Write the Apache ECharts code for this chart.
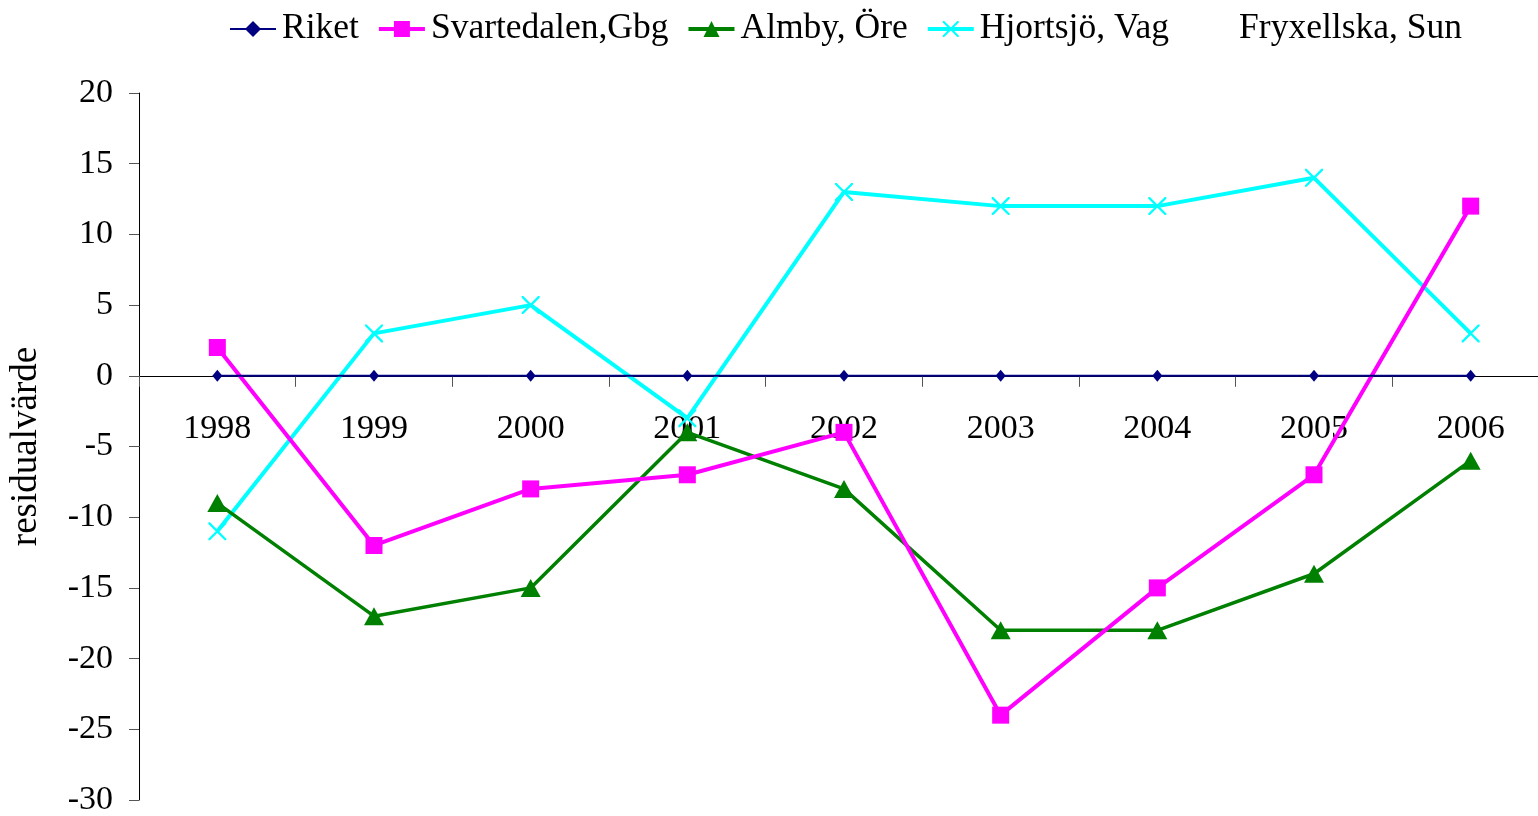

--

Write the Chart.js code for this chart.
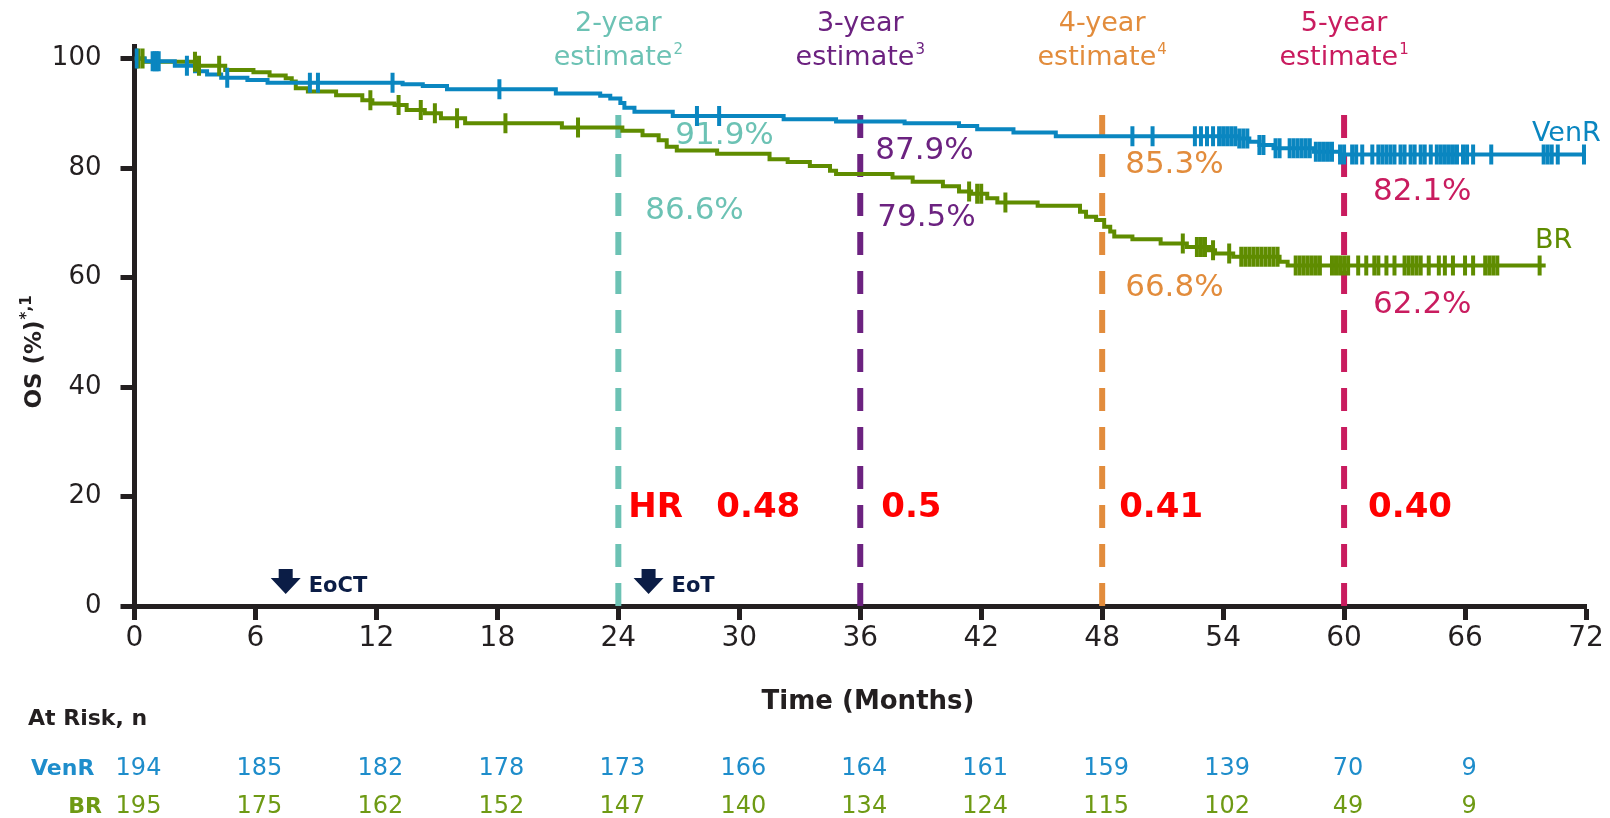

* * *

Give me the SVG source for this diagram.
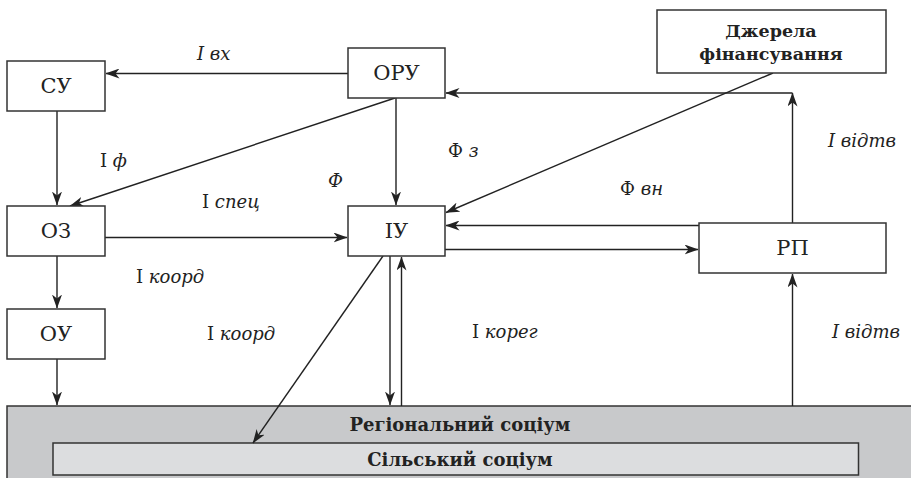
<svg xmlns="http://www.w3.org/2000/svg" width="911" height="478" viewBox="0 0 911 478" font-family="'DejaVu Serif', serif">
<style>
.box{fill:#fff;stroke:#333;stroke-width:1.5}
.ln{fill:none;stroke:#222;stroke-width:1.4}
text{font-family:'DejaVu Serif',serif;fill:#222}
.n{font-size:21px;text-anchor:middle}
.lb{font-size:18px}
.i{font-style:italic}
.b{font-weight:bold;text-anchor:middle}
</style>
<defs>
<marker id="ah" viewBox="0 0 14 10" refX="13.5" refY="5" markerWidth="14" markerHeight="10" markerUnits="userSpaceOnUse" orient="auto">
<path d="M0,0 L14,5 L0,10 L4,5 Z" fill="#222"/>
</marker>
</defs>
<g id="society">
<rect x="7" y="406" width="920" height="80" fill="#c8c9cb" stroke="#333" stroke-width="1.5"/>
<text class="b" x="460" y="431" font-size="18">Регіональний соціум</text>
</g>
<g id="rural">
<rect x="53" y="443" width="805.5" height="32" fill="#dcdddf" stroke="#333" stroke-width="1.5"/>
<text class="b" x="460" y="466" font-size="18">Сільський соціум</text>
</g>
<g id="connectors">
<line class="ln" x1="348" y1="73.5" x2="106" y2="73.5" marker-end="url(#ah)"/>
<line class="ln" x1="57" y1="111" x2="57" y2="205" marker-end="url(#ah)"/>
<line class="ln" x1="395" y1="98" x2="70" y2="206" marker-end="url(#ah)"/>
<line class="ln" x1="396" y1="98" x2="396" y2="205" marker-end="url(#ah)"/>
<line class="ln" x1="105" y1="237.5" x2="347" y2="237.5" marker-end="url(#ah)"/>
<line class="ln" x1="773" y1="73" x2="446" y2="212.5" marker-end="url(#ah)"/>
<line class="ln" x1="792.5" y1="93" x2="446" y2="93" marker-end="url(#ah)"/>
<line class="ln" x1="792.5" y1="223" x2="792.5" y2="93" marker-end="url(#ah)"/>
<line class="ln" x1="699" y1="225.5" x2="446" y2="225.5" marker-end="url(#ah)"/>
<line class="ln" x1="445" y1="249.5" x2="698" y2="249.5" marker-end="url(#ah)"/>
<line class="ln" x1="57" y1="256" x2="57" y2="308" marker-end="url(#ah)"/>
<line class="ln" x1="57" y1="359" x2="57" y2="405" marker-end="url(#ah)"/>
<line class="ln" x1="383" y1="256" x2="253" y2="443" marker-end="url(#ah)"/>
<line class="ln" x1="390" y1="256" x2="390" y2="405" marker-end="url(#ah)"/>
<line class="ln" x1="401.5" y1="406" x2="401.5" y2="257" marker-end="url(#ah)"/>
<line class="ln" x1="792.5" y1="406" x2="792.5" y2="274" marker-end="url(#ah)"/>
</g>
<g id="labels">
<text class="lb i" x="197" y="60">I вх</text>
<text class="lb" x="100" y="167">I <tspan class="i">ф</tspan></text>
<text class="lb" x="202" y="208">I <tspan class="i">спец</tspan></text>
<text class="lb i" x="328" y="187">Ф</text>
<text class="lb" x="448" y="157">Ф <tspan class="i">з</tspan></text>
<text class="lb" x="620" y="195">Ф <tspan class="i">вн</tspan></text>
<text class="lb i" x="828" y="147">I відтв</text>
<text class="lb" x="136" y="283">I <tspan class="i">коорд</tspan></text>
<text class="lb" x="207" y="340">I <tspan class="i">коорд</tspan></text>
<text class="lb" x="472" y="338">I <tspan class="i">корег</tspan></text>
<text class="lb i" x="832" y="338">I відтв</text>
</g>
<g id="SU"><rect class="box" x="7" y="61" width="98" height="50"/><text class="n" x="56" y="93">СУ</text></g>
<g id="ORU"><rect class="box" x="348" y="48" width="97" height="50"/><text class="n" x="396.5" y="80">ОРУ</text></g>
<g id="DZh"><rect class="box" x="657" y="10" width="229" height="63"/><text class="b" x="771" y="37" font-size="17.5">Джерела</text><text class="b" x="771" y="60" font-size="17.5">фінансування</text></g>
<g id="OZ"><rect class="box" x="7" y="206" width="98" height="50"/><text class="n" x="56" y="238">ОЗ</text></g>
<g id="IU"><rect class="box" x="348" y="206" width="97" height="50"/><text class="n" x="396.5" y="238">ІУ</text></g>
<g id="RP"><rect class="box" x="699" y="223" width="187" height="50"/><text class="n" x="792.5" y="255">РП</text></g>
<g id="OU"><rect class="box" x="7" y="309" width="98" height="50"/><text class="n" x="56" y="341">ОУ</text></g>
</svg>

» Short task
Go through the material and select each line with the string "code" in it.

» Result of this exercise
Write the Apache ECharts code for this chart.
Write the Chart.js code for this chart.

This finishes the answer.